Cristo nos envía a anunciar la Buena Noticia, con la misma misión que El recibió del Padre, para evangelizar a los pobres, para sanar corazones desgarrados, para ayudar a la más profunda liberación de tantas esclavitudes en que vive inmerso nuestro mundo. A un mundo que padece de tristeza y angustia nosotros hemos de predicar la alegría y la esperanza; a un mundo desorientado que no encuentra caminos de redención nosotros tenemos que anunciar que Cristo es el Camino y la Verdad y la Vida; a un mundo dividido y roto por las guerras, los enfrentamientos y los egoísmos ambiciosos nosotros tenemos que trabajar por la paz y la reconciliación y señalar que el amor es la mejor senda para hacer un mundo nuevo; a un mundo lleno de injusticias y maldades que sigue esclavizando a los más débiles nosotros tenemos que anunciarles la verdadera liberación que en Cristo podemos encontrar. A un mundo que vive sin Dios, al margen de Dios, nosotros hemos de hacerle ver que en verdad Dios está en medio de nosotros.
Y todo eso lo realizamos con esperanza, con la fe cierta de que la victoria de Cristo que hoy celebramos en su Ascensión es también nuestra victoria, porque no estamos solos, porque el Espíritu de Cristo está con nosotros y El es nuestra fuerza y nuestra luz; en El encontramos la gracia y tenemos la fortaleza y el valor para realizar esa lucha por ese mundo mejor. ‘El ha querido precedernos como cabeza nuestra, para que nosotros, miembros de su cuerpo, vivamos en la ardiente esperanza de seguirlo en su Reino’, como decimos en el prefacio.

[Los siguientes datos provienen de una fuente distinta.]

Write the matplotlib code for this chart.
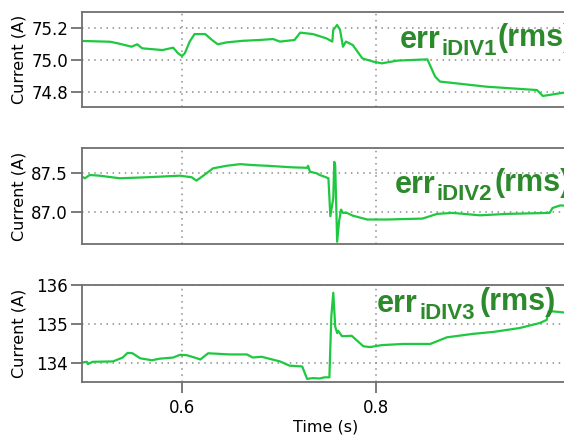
import matplotlib
matplotlib.use("Agg")
import matplotlib.pyplot as plt

# Panel 1 - errIDIV1 (rms)
t1 = [0.497, 0.526, 0.534, 0.548, 0.554, 0.559, 0.580, 0.591, 0.596, 0.600,
      0.603, 0.608, 0.613, 0.624, 0.631, 0.637, 0.646, 0.663, 0.680, 0.694,
      0.701, 0.716, 0.722, 0.735, 0.749, 0.755, 0.756, 0.760, 0.763, 0.766,
      0.769, 0.776, 0.786, 0.797, 0.806, 0.822, 0.853, 0.861, 0.866, 0.914,
      0.966, 0.972, 0.994]
i1 = [75.119, 75.114, 75.104, 75.083, 75.098, 75.073, 75.062, 75.077, 75.042, 75.025,
      75.042, 75.115, 75.162, 75.162, 75.125, 75.098, 75.110, 75.120, 75.125, 75.131,
      75.115, 75.125, 75.171, 75.162, 75.135, 75.115, 75.188, 75.219, 75.188, 75.083,
      75.115, 75.094, 75.010, 74.990, 74.979, 74.996, 75.004, 74.896, 74.865, 74.833,
      74.812, 74.775, 74.796]

# Panel 2 - errIDIV2 (rms)
t2 = [0.497, 0.500, 0.505, 0.515, 0.536, 0.564, 0.598, 0.610, 0.615, 0.624,
      0.632, 0.646, 0.660, 0.673, 0.688, 0.714, 0.729, 0.730, 0.732, 0.739,
      0.742, 0.747, 0.751, 0.753, 0.756, 0.757, 0.758, 0.760, 0.762, 0.764,
      0.766, 0.770, 0.776, 0.791, 0.811, 0.848, 0.863, 0.879, 0.907, 0.935,
      0.979, 0.982, 0.990, 0.995]
i2 = [87.449, 87.429, 87.471, 87.462, 87.429, 87.442, 87.462, 87.442, 87.399, 87.480,
      87.556, 87.589, 87.610, 87.598, 87.589, 87.569, 87.563, 87.589, 87.513, 87.492,
      87.471, 87.449, 87.429, 86.942, 87.175, 87.640, 87.598, 86.615, 86.878, 87.027,
      86.985, 86.985, 86.950, 86.900, 86.900, 86.912, 86.972, 86.985, 86.954, 86.972,
      86.985, 87.048, 87.081, 87.077]

# Panel 3 - errIDIV3 (rms)
t3 = [0.497, 0.502, 0.503, 0.508, 0.529, 0.539, 0.544, 0.549, 0.557, 0.569,
      0.577, 0.591, 0.598, 0.605, 0.613, 0.619, 0.627, 0.649, 0.667, 0.673,
      0.682, 0.701, 0.711, 0.724, 0.729, 0.735, 0.742, 0.747, 0.752, 0.754,
      0.756, 0.758, 0.760, 0.761, 0.765, 0.775, 0.787, 0.794, 0.806, 0.828,
      0.856, 0.873, 0.900, 0.921, 0.948, 0.969, 0.976, 0.978, 0.982, 0.994]
i3 = [134.00, 134.02, 133.96, 134.02, 134.03, 134.13, 134.25, 134.24, 134.11, 134.06,
      134.10, 134.13, 134.20, 134.19, 134.13, 134.08, 134.24, 134.21, 134.21, 134.13,
      134.15, 134.03, 133.92, 133.90, 133.58, 133.60, 133.59, 133.62, 133.62, 135.19,
      135.80, 134.93, 134.76, 134.82, 134.68, 134.69, 134.42, 134.40, 134.45, 134.48,
      134.48, 134.65, 134.74, 134.79, 134.89, 135.02, 135.10, 135.32, 135.32, 135.29]

subs = ["iDIV1", "iDIV2", "iDIV3"]
yticks = [[74.8, 75.0, 75.2], [87.0, 87.5], [134, 135, 136]]
ytick_labels = [["74.8", "75.0", "75.2"], ["87.0", "87.5"], ["134", "135", "136"]]
ylims = [(74.706, 75.30), (86.586, 87.817), (133.5, 136.0)]
xticks = [0.6, 0.8]

line_color = "#1ec840"
text_color = "#2c8a2c"
frame_color = "#707070"

fig = plt.figure(figsize=(5.64, 4.38), dpi=100)

# axes boxes in figure fraction (left, bottom, width, height)
boxes = [
    (0.1454, 0.7557, 0.8652, 0.2169),
    (0.1454, 0.4429, 0.8652, 0.2192),
    (0.1454, 0.1279, 0.8652, 0.2215),
]
# where "err" starts, axes fraction
label_pos = [(0.652, 0.621), (0.641, 0.531), (0.605, 0.722)]
sub_gap = [1, 1, 2]
rms_gap = [0, 2, 4]

data = [(t1, i1), (t2, i2), (t3, i3)]

for k in range(3):
    ax = fig.add_axes(boxes[k])
    t, cur = data[k]
    ax.plot(t, cur, color=line_color, linewidth=1.6)

    ax.set_xlim(0.497, 1.0)
    ax.set_ylim(*ylims[k])
    ax.set_xticks(xticks)
    ax.set_yticks(yticks[k])
    ax.set_yticklabels(ytick_labels[k])

    ax.grid(True, color="#8c8c8c", linestyle=(0, (1, 3)), linewidth=1.1)

    for side in ["left", "top", "bottom"]:
        ax.spines[side].set_color(frame_color)
        ax.spines[side].set_linewidth(1.3)
    ax.spines["right"].set_visible(False)

    ax.tick_params(axis="y", direction="out", length=8, width=1.3,
                   color=frame_color, labelsize=12, pad=2)
    if k < 2:
        ax.tick_params(axis="x", bottom=False, labelbottom=False)
    else:
        ax.tick_params(axis="x", direction="out", length=8, width=1.3,
                       color=frame_color, labelsize=12, pad=4)
        ax.set_xlabel("Time (s)", fontsize=11.5, labelpad=2)

    ax.set_ylabel("Current (A)", fontsize=11.5)
    ax.yaxis.set_label_coords(-0.113, 0.5)

    # err_iDIVn (rms) label built from three pieces
    txt = ax.text(label_pos[k][0], label_pos[k][1], "err", transform=ax.transAxes,
                  fontsize=22, fontweight="bold", color=text_color,
                  family="Liberation Sans", va="baseline", ha="left")
    sub = ax.annotate(subs[k], xy=(1, 0), xycoords=txt,
                      xytext=(sub_gap[k], 0), textcoords="offset pixels",
                      fontsize=16, fontweight="bold", color=text_color,
                      family="Liberation Sans", va="baseline", ha="left")
    ax.annotate("(rms)", xy=(1, 0), xycoords=(sub, txt),
                xytext=(rms_gap[k], 2), textcoords="offset pixels",
                fontsize=22, fontweight="bold", color=text_color,
                family="Liberation Sans", va="bottom", ha="left")

fig.savefig("out.png", dpi=100)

‘Mientras Jesús bendiciéndolos se separó de ellos subiendo al cielo, ellos se postraron ante El y se volvieron a Jerusalén con gran alegría’. Es la alegría, la fiesta grande que también nosotros hoy celebramos en su Ascensión. No nos caben las tristezas porque la ascensión no es una despedida llena de amarguras, sino que es aprender a descubrir y a sentir esa presencia nueva de Cristo entre nosotros para hacerlo también cada día más presente en nuestro mundo.